Мама!
Веселая, красивая, всегда улыбающаяся женщина с добрым лицом. Как не поделиться с ней радостью?
Визг тормозов, пронзительные крики прохожих, удар и боль, боль, затопившая собой весь мир, боль, такая сильная, всепоглощающая. А затем, небытие.
Черная яма. Провал, не имеющий ни начала, ни конца. Холодная бездна пустоты, лишенная жизни.
– Мы не волшебники. – усталый врач развел руками, отводя взгляд от умоляющих глаз женщины. – Мы сделали всё, что смогли. Крепитесь.
Пятый этаж. Реанимация. Тихие голоса. Шелест шагов. Ледяные руки медсестры.
Голос матери, полный любви и надежды.
– Ничего, Мариночка. Ты – сильная, ты – справишься.
Не справилась.
Марина умирала. Она знала об этом. Она, словно бы, наблюдала за происходящим со стороны, покинув собственное тело и поднявшись к потолку скорбным сгустком энергии.
Широкое окно, наполненное солнечным светом, палата, стены, выкрашенные синей краской, драный линолеум, кровати, железные, невзрачные, с деревянными щитами, сбитыми из занозистых досок, спрятанных под зассанными матрасами.
Районная больница, нищета, грязь и убожество.
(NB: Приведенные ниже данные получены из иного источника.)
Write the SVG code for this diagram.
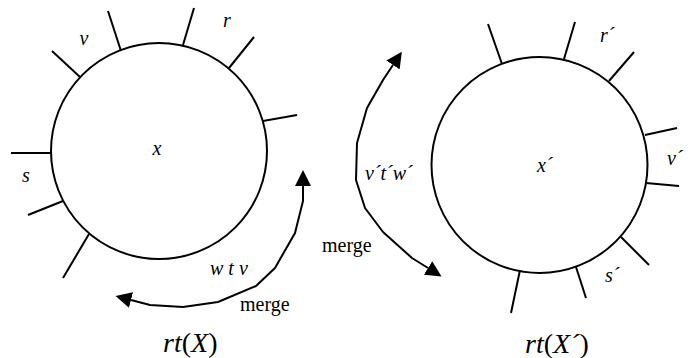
<svg xmlns="http://www.w3.org/2000/svg" width="689" height="358" viewBox="0 0 689 358">
<style>
.c{fill:none;stroke:#000;stroke-width:2}
.sp{stroke:#000;stroke-width:2}
.con{fill:none;stroke:#000;stroke-width:2;stroke-linejoin:round}
text{font-family:"Liberation Serif","Times New Roman",Tinos,serif;fill:#000}
.lbl{font-size:20px;font-style:italic}
.mg{font-size:20px}
.ttl{font-size:28px}
.it{font-style:italic}
</style>
<defs>
<marker id="ah" viewBox="0 0 16 16" markerUnits="userSpaceOnUse" markerWidth="16" markerHeight="16" refX="0" refY="8" orient="auto-start-reverse">
<path d="M0,0 L16,8 L0,16 z" fill="#000"/>
</marker>
</defs>
<rect width="689" height="358" fill="#fff"/>
<g id="nodeX">
<circle class="c" cx="159" cy="151" r="108"/>
<line class="sp" x1="121" y1="51" x2="108" y2="11"/>
<line class="sp" x1="183" y1="45" x2="194" y2="8"/>
<line class="sp" x1="229" y1="68" x2="254" y2="37"/>
<line class="sp" x1="263" y1="121" x2="297" y2="115"/>
<line class="sp" x1="80" y1="77" x2="52" y2="51"/>
<line class="sp" x1="51" y1="153" x2="11" y2="153"/>
<line class="sp" x1="63" y1="201" x2="28" y2="215"/>
<line class="sp" x1="89" y1="234" x2="63" y2="278"/>
<text class="lbl" x="84" y="45" text-anchor="middle">v</text>
<text class="lbl" x="227" y="27" text-anchor="middle">r</text>
<text class="lbl" x="157" y="155" text-anchor="middle">x</text>
<text class="lbl" x="26" y="182" text-anchor="middle">s</text>
<text class="lbl" x="210" y="275">w t v</text>
<text class="ttl" x="163" y="352"><tspan class="it">rt</tspan>(<tspan class="it">X</tspan>)</text>
</g>
<g id="nodeX2">
<circle class="c" cx="539.5" cy="165" r="108"/>
<line class="sp" x1="502" y1="64" x2="488" y2="24"/>
<line class="sp" x1="564" y1="59" x2="575" y2="22"/>
<line class="sp" x1="609" y1="81" x2="634" y2="52"/>
<line class="sp" x1="645" y1="135" x2="677" y2="128"/>
<line class="sp" x1="646" y1="183" x2="679" y2="186"/>
<line class="sp" x1="621" y1="237" x2="649" y2="265"/>
<line class="sp" x1="576" y1="267" x2="586" y2="298"/>
<line class="sp" x1="520" y1="270" x2="511" y2="313"/>
<text class="lbl" x="600" y="42">r´</text>
<text class="lbl" x="537" y="172">x´</text>
<text class="lbl" x="667" y="165">v´</text>
<text class="lbl" x="605" y="282">s´</text>
<text class="lbl" x="365" y="180">v´t´w´</text>
<text class="ttl" x="525" y="353"><tspan class="it">rt</tspan>(<tspan class="it">X´</tspan>)</text>
</g>
<g id="connectors">
<path class="con" marker-start="url(#ah)" marker-end="url(#ah)" d="M303,186 L303,201 L295,233 L275,268 L256,286 L218,302 L183,307 L150,305 L131,300"/>
<text class="mg" x="240" y="311">merge</text>
<path class="con" marker-start="url(#ah)" marker-end="url(#ah)" d="M393,65 L383,80 L367,108 L357,143 L356,180 L365,208 L383,232 L412,258 L428,268"/>
<text class="mg" x="322" y="252">merge</text>
</g>
</svg>
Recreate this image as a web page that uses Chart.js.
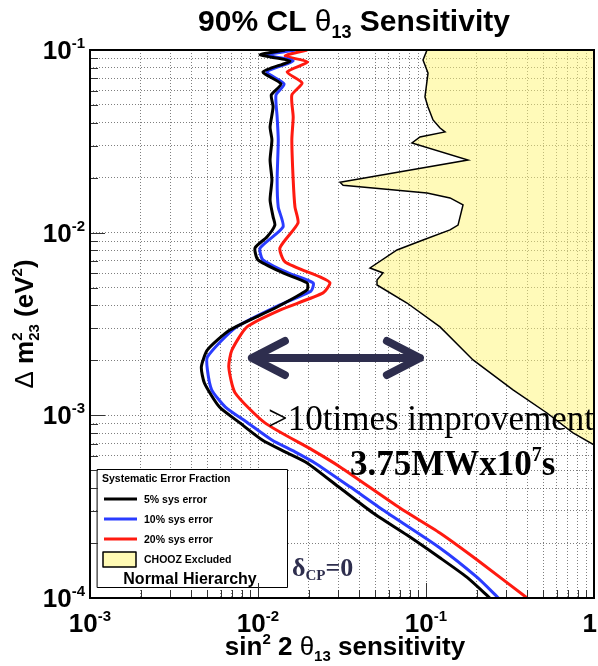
<!DOCTYPE html>
<html><head><meta charset="utf-8">
<script src="https://cdn.jsdelivr.net/npm/chart.js@4.4.0/dist/chart.umd.min.js"></script>
<style>html,body{margin:0;padding:0;background:#fff;}#wrap{width:598px;height:666px;}</style>
</head><body><div id="wrap"><canvas id="c" width="598" height="666"></canvas></div>
<script>
// ---- data ----
const sys5X = [0.0145,0.0103,0.0155,0.0107,0.0137,0.0120,0.0123,0.0118,0.0121,0.0118,0.0121,0.0118,0.0123,0.0126,0.0113,0.0096,0.0100,0.0141,0.0196,0.0196,0.0130,0.0068,0.0050,0.0046,0.0048,0.0059,0.0078,0.0106,0.0145,0.0196,0.0308,0.0484,0.0771,0.121,0.175,0.240];
const sys5Y = [0.1,0.0939,0.0871,0.0758,0.0652,0.0567,0.0488,0.0379,0.0322,0.0250,0.0194,0.0151,0.0122,0.0110,0.00947,0.00825,0.00709,0.00602,0.00531,0.00486,0.00392,0.00293,0.00228,0.00184,0.00150,0.00111,0.000909,0.000733,0.000631,0.000549,0.000400,0.000292,0.000221,0.000166,0.000130,0.0001];
const sys10X = [0.0166,0.0113,0.0162,0.0113,0.0143,0.0128,0.0130,0.0132,0.0130,0.0132,0.0141,0.0103,0.0107,0.0151,0.0213,0.0207,0.0135,0.0073,0.0050,0.0050,0.0053,0.0064,0.0087,0.0121,0.0166,0.0218,0.0353,0.0555,0.121,0.201,0.270];
const sys10Y = [0.1,0.0939,0.0871,0.0758,0.0652,0.0567,0.0430,0.0322,0.0194,0.0138,0.01075,0.00825,0.00709,0.00602,0.00531,0.00480,0.00402,0.00301,0.00209,0.00177,0.00138,0.00111,0.000909,0.000733,0.000631,0.000549,0.000406,0.000303,0.000188,0.000130,0.0001];
const sys20X = [0.0196,0.0145,0.0198,0.0149,0.0183,0.0159,0.0162,0.0159,0.0162,0.0166,0.0173,0.0135,0.0145,0.0234,0.0268,0.0244,0.0135,0.0086,0.0070,0.0067,0.0073,0.0110,0.0210,0.0308,0.0700,0.121,0.201,0.40];
const sys20Y = [0.1,0.0927,0.0860,0.0758,0.0660,0.0567,0.0430,0.0322,0.0194,0.0138,0.0113,0.00825,0.00691,0.00572,0.00531,0.00468,0.00377,0.00305,0.00228,0.00184,0.00133,0.000909,0.000647,0.000522,0.000311,0.000227,0.000162,0.0001];
const choozX = [0.1014,0.0960,0.1028,0.0986,0.1028,0.1101,0.1212,0.1298,0.0921,0.0825,0.1778,0.0308,0.0321,0.1014,0.1390,0.1661,0.1551,0.1390,0.0960,0.0672,0.0464,0.0555,0.0511,0.0511,0.0771,0.1212,0.1905,0.3296,0.5250,0.7499,1.0,1.0];
const choozY = [0.1,0.0882,0.0748,0.0553,0.0488,0.0414,0.0374,0.0356,0.0334,0.0310,0.0250,0.0189,0.0182,0.0165,0.0155,0.0142,0.0110,0.01035,0.00912,0.00804,0.00641,0.00602,0.00551,0.00517,0.00412,0.00305,0.00201,0.00138,0.00103,0.000801,0.000689,0.1];
const arrowX = [0.0092, 0.092];
const arrowY = [0.00206, 0.00206];

const xTickValues = [0.001,0.002,0.003,0.004,0.005,0.006,0.007,0.008,0.009,0.01,0.02,0.03,0.04,0.05,0.06,0.07,0.08,0.09,0.1,0.2,0.3,0.4,0.5,0.6,0.7,0.8,0.9,1];
const yTickValues = [0.0001,0.0002,0.0003,0.0004,0.0005,0.0006,0.0007,0.0008,0.0009,0.001,0.002,0.003,0.004,0.005,0.006,0.007,0.008,0.009,0.01,0.02,0.03,0.04,0.05,0.06,0.07,0.08,0.09,0.1];
const xMajorValues = [0.001,0.01,0.1,1];
const xMajorLabels = [['10','-3'],['10','-2'],['10','-1'],['1','']];
const yMajorValues = [0.0001,0.001,0.01,0.1];
const yMajorLabels = [['10','-4'],['10','-3'],['10','-2'],['10','-1']];
const legendLabels = ['5% sys error','10% sys error','20% sys error','CHOOZ Excluded'];

const SANS = '"Liberation Sans", Arial, sans-serif';
const SERIF = '"Liberation Serif", "Times New Roman", serif';
const C_BLACK = '#000000', C_BLUE = '#2a3cff', C_RED = '#ff1a10', C_NAVY = '#2e2e4e';
const C_YELLOW = 'rgba(255,245,115,0.5)', C_YELLOW_SOLID = '#fffab4';

function pts(xs, ys){ return xs.map((x,i)=>({x:x, y:ys[i]})); }

function richWidth(ctx, parts){ let w=0; for(const p of parts){ ctx.font=p.f; w+=ctx.measureText(p.t).width; } return w; }
function drawRich(ctx, parts, x, y, align){
  const w = richWidth(ctx, parts);
  let cx = align==='center' ? x-w/2 : (align==='right' ? x-w : x);
  ctx.textAlign='left'; ctx.textBaseline='alphabetic';
  for(const p of parts){ ctx.font=p.f; ctx.fillStyle=p.c||'#000'; ctx.fillText(p.t, cx, y+(p.dy||0)); cx += ctx.measureText(p.t).width; }
}

const decor = {
  id:'decor',
  afterDatasetsDraw(chart){
    const ctx = chart.ctx, xs = chart.scales.x, ys = chart.scales.y;
    ctx.save();
    // arrow
    const x1 = xs.getPixelForValue(arrowX[0]), x2 = xs.getPixelForValue(arrowX[1]);
    const y1 = ys.getPixelForValue(arrowY[0]);
    ctx.strokeStyle = C_NAVY; ctx.lineWidth = 8; ctx.lineCap='round'; ctx.lineJoin='round';
    ctx.beginPath(); ctx.moveTo(x1,y1); ctx.lineTo(x2,y1);
    ctx.moveTo(x1+33,y1-17); ctx.lineTo(x1,y1); ctx.lineTo(x1+33,y1+17);
    ctx.moveTo(x2-33,y1-17); ctx.lineTo(x2,y1); ctx.lineTo(x2-33,y1+17);
    ctx.stroke();
    // annotations
    drawRich(ctx,[{t:'>10times improvement', f:'35px '+SERIF}], 268, 430, 'left');
    drawRich(ctx,[{t:'3.75MWx10', f:'bold 35px '+SERIF},{t:'7', f:'bold 20px '+SERIF, dy:-14},{t:'s', f:'bold 35px '+SERIF}], 350, 475, 'left');
    drawRich(ctx,[{t:'\u03b4', f:'bold 26px '+SERIF, c:C_NAVY},{t:'CP', f:'bold 15px '+SERIF, c:C_NAVY, dy:4},{t:'=0', f:'bold 26px '+SERIF, c:C_NAVY}], 292, 576, 'left');
    // legend
    ctx.fillStyle='#fff'; ctx.fillRect(97,469,191,119);
    ctx.strokeStyle='#000'; ctx.lineWidth=1; ctx.strokeRect(97.5,469.5,190,118);
    drawRich(ctx,[{t:'Systematic Error Fraction', f:'bold 10.5px '+SANS}], 102, 482, 'left');
    const lc=[C_BLACK,C_BLUE,C_RED], ly=[499,519,539];
    for(let i=0;i<3;i++){
      ctx.strokeStyle=lc[i]; ctx.lineWidth=3; ctx.lineCap='butt';
      ctx.beginPath(); ctx.moveTo(104,ly[i]); ctx.lineTo(137,ly[i]); ctx.stroke();
      drawRich(ctx,[{t:legendLabels[i], f:'bold 10.5px '+SANS}], 144, ly[i]+4, 'left');
    }
    ctx.fillStyle=C_YELLOW_SOLID; ctx.fillRect(103,552,33,15);
    ctx.strokeStyle='#000'; ctx.lineWidth=1.5; ctx.strokeRect(103,552,33,15);
    drawRich(ctx,[{t:legendLabels[3], f:'bold 10.5px '+SANS}], 144, 563, 'left');
    drawRich(ctx,[{t:'Normal Hierarchy', f:'bold 16px '+SANS}], 190, 584, 'center');
    ctx.restore();
  },
  afterDraw(chart){
    const ctx = chart.ctx, xs = chart.scales.x, ys = chart.scales.y, a = chart.chartArea;
    ctx.save();
    // inner tick marks
    ctx.strokeStyle='#333'; ctx.lineWidth=1;
    ctx.beginPath();
    for(const v of xTickValues){
      const px = Math.round(xs.getPixelForValue(v))+0.5, len = xMajorValues.includes(v)?15:8;
      ctx.moveTo(px,a.bottom); ctx.lineTo(px,a.bottom-len);
    }
    for(const v of yTickValues){
      const py = Math.round(ys.getPixelForValue(v))+0.5, len = yMajorValues.includes(v)?15:8;
      ctx.moveTo(a.left,py); ctx.lineTo(a.left+len,py);
    }
    ctx.stroke();
    // frame
    ctx.strokeStyle='#000'; ctx.lineWidth=2;
    ctx.strokeRect(a.left,a.top,a.right-a.left,a.bottom-a.top);
    // tick labels
    for(let i=0;i<xMajorValues.length;i++){
      const px = xs.getPixelForValue(xMajorValues[i]);
      const lab = xMajorLabels[i];
      const parts=[{t:lab[0], f:'bold 26px '+SANS}];
      if(lab[1]) parts.push({t:lab[1], f:'bold 15px '+SANS, dy:-11});
      if(i===xMajorValues.length-1) drawRich(ctx,parts,597,632,'right');
      else drawRich(ctx,parts,px,632,'center');
    }
    for(let i=0;i<yMajorValues.length;i++){
      const py = ys.getPixelForValue(yMajorValues[i]);
      const lab = yMajorLabels[i];
      drawRich(ctx,[{t:lab[0], f:'bold 26px '+SANS},{t:lab[1], f:'bold 15px '+SANS, dy:-11}],85,py+9,'right');
    }
    // title
    drawRich(ctx,[{t:'90% CL ', f:'bold 30px '+SANS},{t:'\u03b8', f:'30px '+SANS},{t:'13', f:'bold 18px '+SANS, dy:7},{t:' Sensitivity', f:'bold 30px '+SANS}],354,31,'center');
    // x title
    drawRich(ctx,[{t:'sin', f:'bold 26px '+SANS},{t:'2', f:'bold 15px '+SANS, dy:-11},{t:' 2 ', f:'bold 26px '+SANS},{t:'\u03b8', f:'26px '+SANS},{t:'13', f:'bold 15px '+SANS, dy:6},{t:' sensitivity', f:'bold 26px '+SANS}],345,655,'center');
    // y title (rotated)
    ctx.translate(33,(a.top+a.bottom)/2); ctx.rotate(-Math.PI/2);
    const f1='26px '+SANS, fb='bold 26px '+SANS, fs='bold 15px '+SANS;
    ctx.font=f1; const wD=ctx.measureText('\u0394 ').width;
    ctx.font=fb; const wm=ctx.measureText('m').width;
    ctx.font=fs; const wst=Math.max(ctx.measureText('2').width, ctx.measureText('23').width);
    ctx.font=fb; const wr=ctx.measureText(' (eV').width;
    ctx.font=fs; const w2=ctx.measureText('2').width;
    ctx.font=fb; const wp=ctx.measureText(')').width;
    const tot=wD+wm+wst+wr+w2+wp;
    let cx=-tot/2;
    ctx.fillStyle='#000'; ctx.textAlign='left'; ctx.textBaseline='alphabetic';
    ctx.font=f1; ctx.fillText('\u0394 ',cx,0); cx+=wD;
    ctx.font=fb; ctx.fillText('m',cx,0); cx+=wm;
    ctx.font=fs; ctx.fillText('2',cx,-11); ctx.fillText('23',cx,6); cx+=wst;
    ctx.font=fb; ctx.fillText(' (eV',cx,0); cx+=wr;
    ctx.font=fs; ctx.fillText('2',cx,-11); cx+=w2;
    ctx.font=fb; ctx.fillText(')',cx,0);
    ctx.restore();
  }
};

new Chart(document.getElementById('c').getContext('2d'), {
  type:'scatter',
  data:{ datasets:[
    {label:'5% sys error', data:pts(sys5X,sys5Y), showLine:true, borderColor:C_BLACK, borderWidth:3, pointRadius:0, tension:0.2, fill:false},
    {label:'10% sys error', data:pts(sys10X,sys10Y), showLine:true, borderColor:C_BLUE, borderWidth:3, pointRadius:0, tension:0.2, fill:false},
    {label:'20% sys error', data:pts(sys20X,sys20Y), showLine:true, borderColor:C_RED, borderWidth:3, pointRadius:0, tension:0.2, fill:false},
    {label:'CHOOZ Excluded', data:pts(choozX,choozY), showLine:true, borderColor:'#000', borderWidth:1.5, pointRadius:0, tension:0, fill:'shape', backgroundColor:C_YELLOW}
  ]},
  options:{
    responsive:false, animation:false, events:[],
    layout:{padding:{left:90,right:4,top:50,bottom:68}},
    plugins:{legend:{display:false}, tooltip:{enabled:false}, title:{display:false}},
    scales:{
      x:{type:'logarithmic', min:0.001, max:1,
         afterBuildTicks:(s)=>{ s.ticks = xTickValues.map(v=>({value:v})); },
         ticks:{display:false, autoSkip:false},
         grid:{color:'rgba(0,0,0,0.5)', lineWidth:1, drawTicks:false},
         border:{display:false, dash:[1,2]}},
      y:{type:'logarithmic', min:0.0001, max:0.1,
         afterBuildTicks:(s)=>{ s.ticks = yTickValues.map(v=>({value:v})); },
         ticks:{display:false, autoSkip:false},
         grid:{color:'rgba(0,0,0,0.5)', lineWidth:1, drawTicks:false},
         border:{display:false, dash:[1,2]}}
    }
  },
  plugins:[decor]
});
</script>
</body></html>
Плохое финансирование и ворье, крадущее все, до чего могли дотянуться их жадные, загребущие руки.
Марина парила над собственным телом, взирала с высоты на свое бледное лицо, на синие губы, на закрытые глаза, на трубки, которые торчали у нее изо рта. Пластиковые трубки во рту, дыра в голове, катетер в.. Ну, в общем, еще одна трубка, вторым концом висевшая над железкой «уткой», стыдливо выглядывавшей из-под края серой простыни.
Тело Марины дышало. Через раз и с трудом.
Ей, висевшей над ним, было понятно, что дышать ему оставалось недолго.
К тому же, Марина чувствовала, что она в палате не одна.
Нет-нет, она вовсе не имела в виду свою плачущую маму, которую, в нарушение все писанных и неписанных, правил, пустили в реанимационное отделение.
И не медсестру, смотревшую на умирающую девушку пустым, равнодушным взглядом. И вовсе не была эта медсестра злой и бездушной. Просто, слишком многих умирающих видели её глаза, вот сердце и закалилось цинизмом, стало безучастным к чужому горю.
Речь шла не о докторе, дежурном враче, то и дело пробегающем по коридору и тихо разговаривающем по телефону. Доктор тот в палату к Марине даже не заглядывал. Ему и без заглядывания, всё было ясно.
Санитарочка, та и вовсе, елозила тряпкой по оконному стеклу в процедурном кабинете – у нее хватало работы, куда уж там до чужих слёз?
Марина имела в виду их.
Других.
Иных.
Тех самых сущностей, что, подобно самой Марине, висели под потолком холодными, невидимыми сгустками недоброй энергии.
Их было много. Они набились в палату, словно сельди в банку.
Призраки.
Никогда Марина не верила ни в каких призраков. Она никогда не гадала на картах на любовь, шарахалась в сторону от горластых и горбоносых цыганок, предлагающих «позолотить ручку и раскинуть картишки на червонного короля», не любила смотреть «ужастики» по телевизору и взирала на жизнь трезвым взглядом.
Она, как-никак, училась на бухгалтера, а это, знаете ли, предполагает .. Да-да, предполагает строгий контроль и учет, без всякой там чертовщины.
Но, призраки висели под потолком, гудели, словно злобный пчелиный рой и никуда уходить не собирались.
Глаза Марины, там, внизу, на больничной койке, были закрыты, но здесь, под потолком, всё выглядело совершенно иначе.
Марина растерялась – как же, так? Разве подобное возможно? Призраки существуют лишь в буйных фантазиях умалишенных, в книжках бульварных писак и в третьеразрядных фильмах ужасов, но никак не в районных больницах, тем более, они не появляются просто так, средь бела дня.